Розанов — современник событий пристрастный, но искренний. Отказ от водки для него был путем к возрождению страны, к ее примирению: все пойдет хорошо, «и цари оправдаются в своей суровости. А народ объяснится в своем долготерпении». Оставшееся от водки время и энергия обязательно пойдут на что-то благородное. «Господь даст — падет и проституция, это хулиганство и помои пола». Наивно? Конечно, наивно. Но мечта облагораживает, укрепляет силы и дает счастье веры. В этом Розанов был не одинок, поддавшись пробужденному войной «национализму». О «смерче патриотизма» лета 1914 года вспоминал на закате своих дней и В. В. Шульгин, в то время — депутат Государственной думы. «Патриотизмом была захвачена в то время вся Россия. Запасные являлись всюду, в полном порядке и даже не произвели бунта, когда продажа водки одним решительным ударом была прекращена по всей империи. Это было чудо. Неповторимое». Говоря о чуде, В. В. Шульгин, впрочем, вынужден был сознаться, что в глубине души чувствовал, что всеобщее воодушевление — мираж.
Зная дальнейшую историю, можно согласиться с мемуаристом. Но ведь предвидеть печальное будущее в период подъема национального духа под силу только избранным. Большинство живет одним днем; так было всегда, и, вероятно, так всегда будет. Посему отметим лишь главное: в крупных городах война первоначально вызвала энтузиазм и пробудила надежды на скорую победу над «врагом славянства». Что же касается крестьянского населения, то говорить о патриотическом подъеме деревни затруднительно. «Война вызвала молчаливое, глухое, покорное, но все же недовольство. В значительной степени примирила с ней начавшаяся приблизительно месяц спустя раздача пособий семьям призванных запасных», — писал прослуживший многие годы в Министерстве внутренних дел В. И. Гурко.
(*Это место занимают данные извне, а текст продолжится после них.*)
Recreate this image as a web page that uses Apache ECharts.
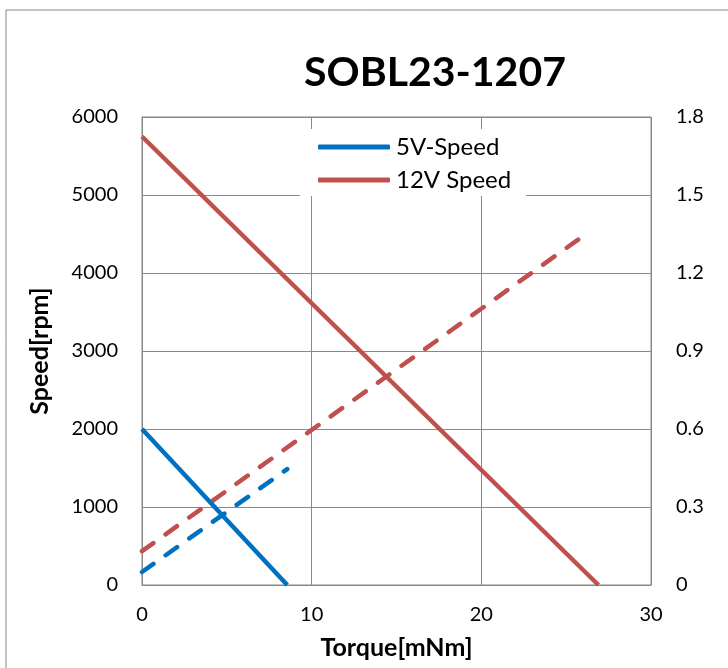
<!DOCTYPE html>
<html>
<head>
<meta charset="utf-8">
<script src="https://cdn.jsdelivr.net/npm/echarts@6/dist/echarts.min.js"></script>
<style>
  html, body { margin: 0; padding: 0; background: #fff; }
  #chart { width: 728px; height: 668px; }
</style>
</head>
<body>
<div id="chart"></div>
<script>
// torque [mNm] vs speed [rpm] (left axis) and current (right axis)
const speed5V = [[0, 2000], [8.56, 0]]
const speed12V = [[0, 5750], [26.9, 0]]
const current5V = [[0, 0.05], [8.56, 0.446]]
const current12V = [[0, 0.13], [26.1, 1.347]]

const xTicks = [0, 10, 20, 30]
const leftTicks = [0, 1000, 2000, 3000, 4000, 5000, 6000]
const rightTicks = [0, 0.3, 0.6, 0.9, 1.2, 1.5, 1.8]

const FONT = 'Lato, "Open Sans", sans-serif'
const BLUE = '#0070c0'
const RED = '#c0504d'

const chart = echarts.init(document.getElementById('chart'))

chart.setOption({
  backgroundColor: '#fff',
  animation: false,
  textStyle: { fontFamily: FONT },
  title: {
    text: 'SOBL23-1207',
    left: 430,
    top: 47,
    textAlign: 'center',
    textStyle: { fontFamily: FONT, fontSize: 41, fontWeight: 'bold', color: '#000' },
  },
  graphic: [
    {
      type: 'rect',
      shape: { x: 6, y: 10, width: 740, height: 700 },
      style: { fill: 'none', stroke: '#888', lineWidth: 1 },
      silent: true,
    },
  ],
  legend: {
    data: ['5V-Speed', '12V Speed'],
    orient: 'vertical',
    left: 300,
    top: 129,
    icon: 'roundRect',
    itemWidth: 72,
    itemHeight: 5,
    itemGap: 9,
    padding: [6, 15, 4, 18],
    backgroundColor: '#fff',
    textStyle: { fontFamily: FONT, fontSize: 24, color: '#000', padding: [0, 0, 0, 1] },
  },
  grid: { left: 142, right: 77, top: 117, bottom: 83, show: true, borderColor: '#888', borderWidth: 1 },
  xAxis: {
    type: 'value',
    min: xTicks[0],
    max: xTicks[xTicks.length - 1],
    interval: 10,
    name: 'Torque[mNm]',
    nameLocation: 'middle',
    nameGap: 50,
    nameTextStyle: { fontFamily: FONT, fontSize: 25, fontWeight: 'bold', color: '#000' },
    axisLine: { show: true, lineStyle: { color: '#888' } },
    axisTick: { show: false },
    axisLabel: { fontFamily: FONT, fontSize: 20, color: '#000', margin: 20 },
    splitLine: { lineStyle: { color: '#888', width: 1 } },
  },
  yAxis: [
    {
      type: 'value',
      min: leftTicks[0],
      max: leftTicks[leftTicks.length - 1],
      interval: 1000,
      name: 'Speed[rpm]',
      nameLocation: 'middle',
      nameGap: 90,
      nameTextStyle: { fontFamily: FONT, fontSize: 25, fontWeight: 'bold', color: '#000' },
      axisLine: { show: true, lineStyle: { color: '#888' } },
      axisTick: { show: false },
      axisLabel: { fontFamily: FONT, fontSize: 20, color: '#000', margin: 24, formatter: v => String(v) },
      splitLine: { lineStyle: { color: '#888', width: 1 } },
    },
    {
      type: 'value',
      position: 'right',
      min: rightTicks[0],
      max: rightTicks[rightTicks.length - 1],
      interval: 0.3,
      axisLine: { show: false },
      axisTick: { show: false },
      axisLabel: {
        fontFamily: FONT, fontSize: 20, color: '#000', margin: 25,
        formatter: v => rightTicks.find(t => Math.abs(t - v) < 1e-6)?.toString() ?? '',
      },
      splitLine: { show: false },
    },
  ],
  series: [
    {
      name: '5V-Speed',
      type: 'line',
      data: speed5V,
      symbol: 'none',
      itemStyle: { color: BLUE },
      lineStyle: { color: BLUE, width: 4.5 },
      z: 3,
    },
    {
      name: '12V Speed',
      type: 'line',
      data: speed12V,
      symbol: 'none',
      itemStyle: { color: RED },
      lineStyle: { color: RED, width: 4.5 },
      z: 3,
    },
    {
      name: '5V-Current',
      type: 'line',
      yAxisIndex: 1,
      data: current5V,
      symbol: 'none',
      lineStyle: { color: BLUE, width: 4.5, type: [14, 15], cap: 'round' },
      z: 2,
    },
    {
      name: '12V Current',
      type: 'line',
      yAxisIndex: 1,
      data: current12V,
      symbol: 'none',
      lineStyle: { color: RED, width: 4.5, type: [14, 15], cap: 'round' },
      z: 2,
    },
  ],
})
</script>
</body>
</html>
Однако в Петрограде это недовольство не чувствовалось. Действия Германии повсеместно осуждались; вечером 22 июля националистически настроенная толпа разгромила немецкое посольство, сбросив вниз венчавшую здание скульптуру — символ мощи и славы ненавистных «тевтонов». Царило приподнятое настроение, казалось, возрождался культ самодержавного «Хозяина Земли Русской». 26 июля в Николаевском зале Зимнего дворца был устроен высочайший прием членов Государственного совета и Государственной думы. «Стесненный так, что он мог бы протянуть руку до передних рядов, метавшихся в припадке чувств, стоял государь», — вспоминал Шульгин. На его просветленном лице было заметно волнение. Овладев собой, царь произнес краткую речь, отметив, что огромный подъем патриотических чувств, любви к Родине и преданности престолу, «который как ураган пронесся по всей земле нашей», служит «ручательством в том, что Наша великая матушка-Россия доведет ниспосланную Господом Богом войну до желанного конца». В ответном слове председатель Государственной думы М. В. Родзянко от имени депутатов заверил царя в том, что русский народ не остановится ни перед какими жертвами, пока враг не будет сломлен, а достоинство страны — ограждено. Доказательством заявленного казалась многотысячная толпа, которую царь и Александра Федоровна в день объявления войны приветствовали с балкона Зимнего дворца. При появлении монарха все пришедшие на Дворцовую площадь опустились на колени, тем самым продемонстрировав свои глубокие монархические чувства. Случилось то, что официальная пресса называла актом единения царя и народа. Никто из стоявших на площади, равно как и сам монарх, не знали, что это — последняя монархическая манифестация, последнее публичное проявление народной любви к своему царю.
В июльские дни был решен и вопрос о том, кто возглавит русскую армию. Первоначально царь хотел лично стать во главе войск, о чем и объявил Совету министров, членам которого с величайшим трудом удалось отговорить его от этой мысли. Верховным главнокомандующим стал великий князь Николай Николаевич, из всех членов дома Романовых наиболее близко стоявший к армии и пользовавшийся большой популярностью, отчасти унаследованной им от отца, командовавшего русскими войсками в войну 1876–1877 годов. С этим назначением, однако, не все было просто. К 1914 году Николай II уже не дружил, как то было в начале XX века, со своим амбициозным дядей. Недолюбливала его и Александра Федоровна. Николай Николаевич, некогда являвшийся поклонником Григория Распутина, к 1914 году стал ярым его врагом. Не ладил великий князь и с военным министром В. А. Сухомлиновым, пользовавшимся исключительным доверием самодержца.